For an example of a client-side search system that works well, check out
mkdocs
. Mkdocs is a static site generator written in python that includes lunr.js client-side indexed search; see the docs here: https://www.mkdocs.org/user-guide/configuration/#searchI built the engineering documentation system at Airbnb on mkdocs with a hybrid search model, here’s how it works: Each project generates a standard mkdocs static site. The build outputs a bunch of HTML files as well as an
index.json
which contains flattened, stopword-processed plain text that’s very easy to index. When a project’s docs are deployed, this build output gets pushed up to S3 for static serving.

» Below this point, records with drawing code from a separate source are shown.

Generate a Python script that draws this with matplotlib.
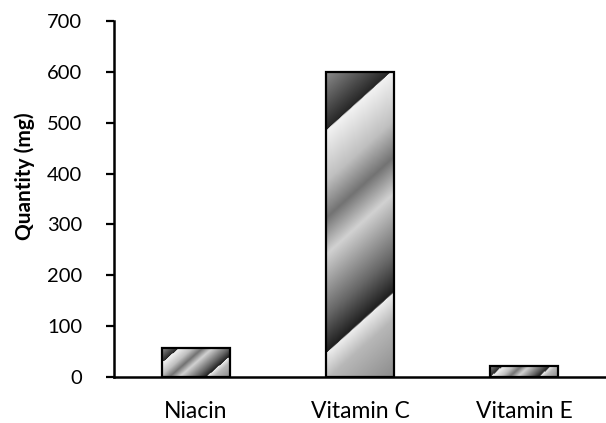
import numpy as np
import matplotlib
matplotlib.use("Agg")
import matplotlib.pyplot as plt

categories = ["Niacin", "Vitamin C", "Vitamin E"]
quantities = [57, 600, 22]
yticks = [0, 100, 200, 300, 400, 500, 600, 700]

# gradient profile along the bar diagonal (0 = bottom-right, 1 = top-left)
stops_t = [0.0, 0.157, 0.229, 0.231, 0.33, 0.42, 0.50, 0.60, 0.70, 0.839, 0.841, 1.0]
stops_g = [0.55, 0.72, 0.93, 0.12, 0.40, 0.62, 0.82, 0.45, 0.75, 0.95, 0.15, 0.55]

plt.rcParams["font.family"] = ["Lato", "DejaVu Sans"]

fig = plt.figure(figsize=(6.06, 4.23), dpi=100)
ax = fig.add_axes([114 / 606, 46 / 423, 492 / 606, 356 / 423])

width = 0.41
x = np.arange(len(categories))
ax.set_xlim(-0.5, 2.5)
ax.set_ylim(0, 700)

bars = ax.bar(x, quantities, width, facecolor="none", edgecolor="black", linewidth=1.6, zorder=3)

fig.canvas.draw()
for b in bars:
    x0, y0 = b.get_x(), b.get_y()
    x1, y1 = x0 + b.get_width(), y0 + b.get_height()
    (px0, py0), (px1, py1) = ax.transData.transform([(x0, y0), (x1, y1)])
    W = max(int(round(px1 - px0)), 2)
    H = max(int(round(py1 - py0)), 2)
    u = np.linspace(0, 1, W)[None, :]
    w = np.linspace(1, 0, H)[:, None]   # row 0 = top
    m = 0.9
    t = (w * H + (1 - u) * W * m) / (H + W * m)
    g = np.interp(t, stops_t, stops_g)
    ax.imshow(g, cmap="gray", vmin=0, vmax=1, extent=(x0, x1, y0, y1),
              aspect="auto", interpolation="bilinear", zorder=2)

ax.set_xlim(-0.5, 2.5)
ax.set_ylim(0, 700)
ax.set_xticks(x)
ax.set_xticklabels(categories, fontsize=16.5)
ax.set_yticks(yticks)
ax.tick_params(axis="x", length=0, pad=17)
ax.tick_params(axis="y", length=6, width=1.6, direction="out", pad=17, labelsize=14.5)
for s in ["top", "right"]:
    ax.spines[s].set_visible(False)
for s in ["left", "bottom"]:
    ax.spines[s].set_linewidth(1.8)
ax.set_ylabel("Quantity (mg)", fontsize=15, fontweight="bold")
ax.yaxis.set_label_coords(-0.16, 0.565)

fig.savefig("out.png", dpi=100)
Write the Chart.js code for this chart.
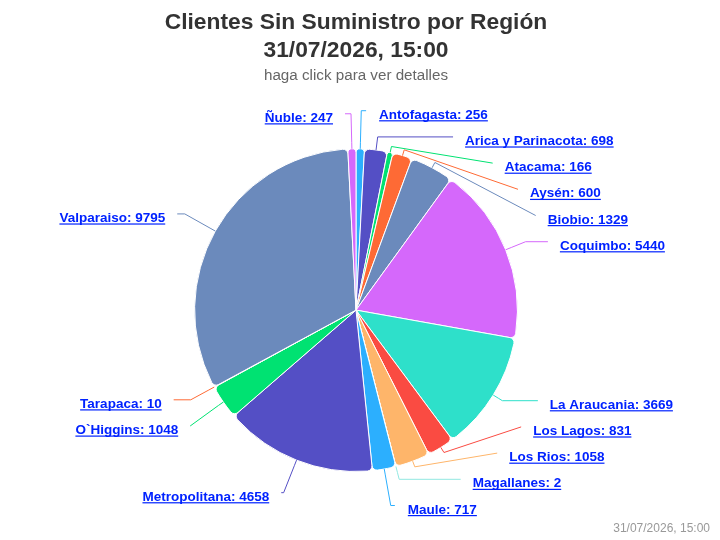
<!DOCTYPE html>
<html>
<head>
<meta charset="utf-8">
<script src="https://cdn.jsdelivr.net/npm/chart.js@4"></script>
<style>
  html, body { margin: 0; padding: 0; background: #fff; }
</style>
</head>
<body>
<canvas id="grafico" width="720" height="540"></canvas>
<script>
const regiones = ['Antofagasta', 'Arica y Parinacota', 'Atacama', 'Aysén', 'Biobio', 'Coquimbo',
  'La Araucania', 'Los Lagos', 'Los Rios', 'Magallanes', 'Maule', 'Metropolitana',
  'O`Higgins', 'Tarapaca', 'Valparaiso', 'Ñuble'];
const clientes = [256, 698, 166, 600, 1329, 5440, 3669, 831, 1058, 2, 717, 4658, 1048, 10, 9795, 247];
const paleta = ['#2caffe', '#544fc5', '#00e272', '#fe6a35', '#6b8abc', '#d568fb', '#2ee0ca', '#fa4b42', '#feb56a', '#91e8e1'];
const titulo = ['Clientes Sin Suministro por Región', '31/07/2026, 15:00'];
const subtitulo = 'haga click para ver detalles';
const credito = '31/07/2026, 15:00';

const colores = regiones.map((r, i) => paleta[i % paleta.length]);

Chart.defaults.font.family = '"Liberation Sans", Arial, sans-serif';

// reparte las etiquetas de un lado para que no se monten (como hace highcharts)
function distribuir(puntos, minY, maxY, alto) {
  let grupos = puntos.map(p => ({ items: [p] }));
  let solapa = true;
  while (solapa) {
    grupos.forEach(g => {
      const n = g.items.length;
      const media = g.items.reduce((s, p) => s + p.objetivo, 0) / n;
      let inicio = media - (n - 1) * alto / 2;
      inicio = Math.max(minY, Math.min(inicio, maxY - (n - 1) * alto));
      g.inicio = inicio;
    });
    solapa = false;
    for (let i = 1; i < grupos.length; i++) {
      const prev = grupos[i - 1];
      if (prev.inicio + prev.items.length * alto > grupos[i].inicio) {
        prev.items = prev.items.concat(grupos[i].items);
        grupos.splice(i, 1);
        solapa = true;
        break;
      }
    }
  }
  grupos.forEach(g => g.items.forEach((p, j) => { p.y = g.inicio + j * alto; }));
}

const etiquetasPie = {
  id: 'etiquetasPie',
  afterDatasetsDraw(chart) {
    const arcos = chart.getDatasetMeta(0).data;
    if (!arcos.length) return;
    const ctx = chart.ctx;
    const cx = arcos[0].x, cy = arcos[0].y, r = arcos[0].outerRadius;
    const R = r + 32;
    const Ry = r + 35;
    const alto = 26.2;
    const minY = cy - r - 38, maxY = cy + r + 34;

    const puntos = arcos.map((arco, i) => {
      const a = (arco.startAngle + arco.endAngle) / 2;
      const cos = Math.cos(a), sin = Math.sin(a);
      return { i, cos, sin, lado: cos >= 0 ? 1 : -1, objetivo: cy + sin * Ry };
    });
    [1, -1].forEach(lado => {
      const grupo = puntos.filter(p => p.lado === lado).sort((p, q) => p.objetivo - q.objetivo);
      distribuir(grupo, minY, maxY, alto);
    });

    ctx.save();
    ctx.font = 'bold 13.5px "Liberation Sans", Arial, sans-serif';
    puntos.forEach(p => {
      const lado = p.lado;
      const extremo = p.y <= minY + 2 || p.y >= maxY - 2;
      let ax;
      if (extremo) {
        ax = cx + p.cos * R;
      } else {
        const dy = Math.max(-R, Math.min(R, p.y - cy));
        ax = cx + lado * Math.sqrt(R * R - dy * dy);
      }
      const finCon = ax + lado * (extremo ? 5 : 11);
      const xTexto = ax + lado * (extremo ? 18 : 23);
      const toca = { x: cx + p.cos * r, y: cy + p.sin * r };
      const quiebre = { x: cx + p.cos * (r + 6), y: cy + p.sin * (r + 6) };
      const crookX = cx + (p.y - cy) * p.cos / p.sin;

      ctx.beginPath();
      ctx.moveTo(finCon, p.y);
      if (lado > 0 ? (crookX <= finCon && crookX >= quiebre.x) : (crookX >= finCon && crookX <= quiebre.x)) {
        ctx.lineTo(crookX, p.y);
      }
      ctx.lineTo(quiebre.x, quiebre.y);
      ctx.lineTo(toca.x, toca.y);
      ctx.strokeStyle = colores[p.i];
      ctx.lineWidth = 1;
      ctx.stroke();

      const texto = regiones[p.i] + ': ' + clientes[p.i];
      const ancho = ctx.measureText(texto).width;
      ctx.fillStyle = '#0022ff';
      ctx.textAlign = lado > 0 ? 'left' : 'right';
      ctx.textBaseline = 'alphabetic';
      ctx.fillText(texto, xTexto, p.y + 8);
      const x0 = lado > 0 ? xTexto : xTexto - ancho;
      ctx.fillRect(x0, p.y + 9.5, ancho, 1.2);
    });
    ctx.restore();
  }
};

const creditos = {
  id: 'creditos',
  afterDraw(chart) {
    const ctx = chart.ctx;
    ctx.save();
    ctx.font = '12px "Liberation Sans", Arial, sans-serif';
    ctx.fillStyle = '#999999';
    ctx.textAlign = 'right';
    ctx.textBaseline = 'alphabetic';
    ctx.fillText(credito, chart.width - 10, chart.height - 8);
    ctx.restore();
  }
};

new Chart('grafico', {
  type: 'pie',
  data: {
    labels: regiones,
    datasets: [{
      data: clientes,
      backgroundColor: colores,
      borderColor: '#ffffff',
      borderWidth: 1,
      borderRadius: 5
    }]
  },
  options: {
    responsive: false,
    animation: false,
    events: [],
    layout: { padding: { top: 0, left: 0, right: 8, bottom: 68 } },
    plugins: {
      legend: { display: false },
      tooltip: { enabled: false },
      title: {
        display: true,
        text: titulo,
        color: '#333333',
        font: { size: 22.8, weight: 'bold', lineHeight: 1.21 },
        padding: { top: 9.2, bottom: 0 }
      },
      subtitle: {
        display: true,
        text: subtitulo,
        color: '#666666',
        font: { size: 15.2, lineHeight: 1.2 },
        padding: { top: 2.4, bottom: 63.2 }
      }
    }
  },
  plugins: [etiquetasPie, creditos]
});
</script>
</body>
</html>
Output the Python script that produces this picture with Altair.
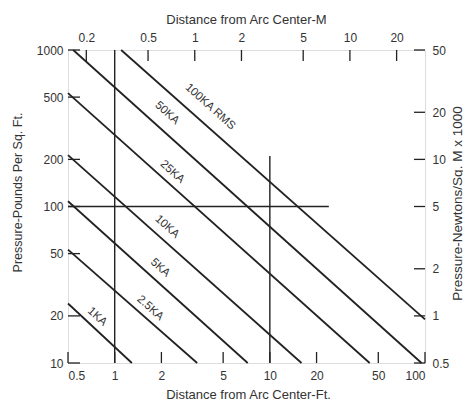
import altair as alt
import pandas as pd

# Arc current curves (feet, pounds per sq ft)
currents = ["1KA", "2.5KA", "5KA", "10KA", "25KA", "50KA", "100KA RMS"]
start_ft = [0.5, 0.5, 0.5, 0.5, 0.5, 0.54, 1.1]
start_psf = [24, 53, 108, 213, 530, 1000, 1000]
end_ft = [1.29, 3.4, 7.2, 16, 44, 95, 100]
end_psf = [10, 10, 10, 10, 10, 10, 19]
label_ft = [0.77, 1.69, 1.96, 2.17, 2.35, 2.17, 4.12]
label_psf = [19.7, 22.4, 40.5, 74, 166, 395, 433]

# Reference (guide) lines
guide_x = [1, 10, 0.5]
guide_x2 = [1, 10, 24]
guide_y = [10, 10, 100]
guide_y2 = [1000, 210, 100]

# Axis ticks
ft_ticks = [0.5, 1, 2, 5, 10, 20, 50, 100]
m_ticks = [0.2, 0.5, 1, 2, 5, 10, 20]
psf_ticks = [10, 20, 50, 100, 200, 500, 1000]
kn_ticks = [0.5, 1, 2, 5, 10, 20, 50]

FT_PER_M = 3.2808
W, H = 357, 313
FONT = "Liberation Sans"
INK = "#222222"
TXT = "#333333"

xs = alt.Scale(type="log", domain=[0.5, 100], nice=False)
ys = alt.Scale(type="log", domain=[10, 1000], nice=False)
xm = alt.Scale(type="log", domain=[0.5 / FT_PER_M, 100 / FT_PER_M], nice=False)
yk = alt.Scale(type="log", domain=[0.5, 50], nice=False)

curves = pd.DataFrame({"name": currents, "x": start_ft, "y": start_psf,
                       "x2": end_ft, "y2": end_psf})
labels = pd.DataFrame({"name": currents, "x": label_ft, "y": label_psf})
guides = pd.DataFrame({"x": guide_x, "x2": guide_x2, "y": guide_y, "y2": guide_y2})

common_axis = dict(grid=False, domain=False, ticks=False, format="~g",
                   labelFont=FONT, labelFontSize=12, labelColor=TXT,
                   titleFont=FONT, titleFontWeight="normal", titleColor=TXT,
                   titleBaseline="middle", titleAlign="center")

curve_layer = alt.Chart(curves).mark_rule(color=INK, strokeWidth=1.8).encode(
    x=alt.X("x:Q", scale=xs, axis=alt.Axis(
        values=ft_ticks, orient="bottom", title="Distance from Arc Center-Ft.",
        labelPadding=7, titleX=180, titleY=31, titleFontSize=13, **common_axis)),
    x2="x2:Q",
    y=alt.Y("y:Q", scale=ys, axis=alt.Axis(
        values=psf_ticks, orient="left", title="Pressure-Pounds Per Sq. Ft.",
        labelPadding=5, titleX=-51, titleY=142, titleAngle=270, titleFontSize=12.5,
        **common_axis)),
    y2="y2:Q",
)

guide_layer = alt.Chart(guides).mark_rule(color=INK, strokeWidth=1.4).encode(
    x=alt.X("x:Q", scale=xs, axis=None), x2="x2:Q",
    y=alt.Y("y:Q", scale=ys, axis=None), y2="y2:Q",
)

label_layer = alt.Chart(labels).mark_text(
    angle=42, font=FONT, fontSize=11.5, color=TXT, align="center", baseline="middle"
).encode(
    x=alt.X("x:Q", scale=xs, axis=None),
    y=alt.Y("y:Q", scale=ys, axis=None),
    text="name:N",
)

bottom_ticks = alt.Chart(pd.DataFrame({"v": ft_ticks})).mark_rule(color=INK, strokeWidth=1.3).encode(
    x=alt.X("v:Q", scale=xs, axis=None), y=alt.value(H), y2=alt.value(H - 11))

left_ticks = alt.Chart(pd.DataFrame({"v": psf_ticks})).mark_rule(color=INK, strokeWidth=1.3).encode(
    y=alt.Y("v:Q", scale=ys, axis=None), x=alt.value(0), x2=alt.value(12))

top_ticks = alt.Chart(pd.DataFrame({"v": m_ticks})).mark_rule(color=INK, strokeWidth=1.3).encode(
    x=alt.X("v:Q", scale=xm, axis=alt.Axis(
        values=m_ticks, orient="top", title="Distance from Arc Center-M",
        labelPadding=6, titleX=178, titleY=-31, titleFontSize=13, **common_axis)),
    y=alt.value(0), y2=alt.value(11))

right_ticks = alt.Chart(pd.DataFrame({"v": kn_ticks})).mark_rule(color=INK, strokeWidth=1.3).encode(
    y=alt.Y("v:Q", scale=yk, axis=alt.Axis(
        values=kn_ticks, orient="right", title="Pressure-Newtons/Sq. M x 1000",
        labelPadding=7, titleX=32, titleY=153, titleAngle=270, titleFontSize=13.5,
        **common_axis)),
    x=alt.value(W - 11), x2=alt.value(W))

chart = alt.layer(
    guide_layer, curve_layer, label_layer, bottom_ticks, left_ticks, top_ticks, right_ticks
).resolve_scale(x="independent", y="independent").properties(
    width=W, height=H,
    autosize=alt.AutoSizeParams(type="none"),
    padding={"left": 60, "top": 42, "right": 38, "bottom": 40},
).configure_view(stroke=INK, strokeWidth=1.6).configure(background="white")

chart.save("out.html", embed_options={"renderer": "svg", "actions": False})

Inside a single project we used mkdocs’ build-in search feature to search that index on the client.There’s also a small node.js server that enumerates all the projects and pulls all the index.json files for each project into memory and combines them into a single lunr.js index. The server handles top-level queries when the user isn’t sure what project they need to look at. Lunr.js and S3 are both fast enough that the server process can re-fetch and re-index any changed index.json content as part of servicing a search request - at least, for the ~100ish projects that changed docs ~about 10 times a day. Search quality was probably lower than you’d get with Elasticsearch, but the simplicity of the system was well worth it - I made this whole system happen in hours instead of the days or weeks it would have taken to magick up a cluster, figure out all the fiddly elasticsearch bits, etc.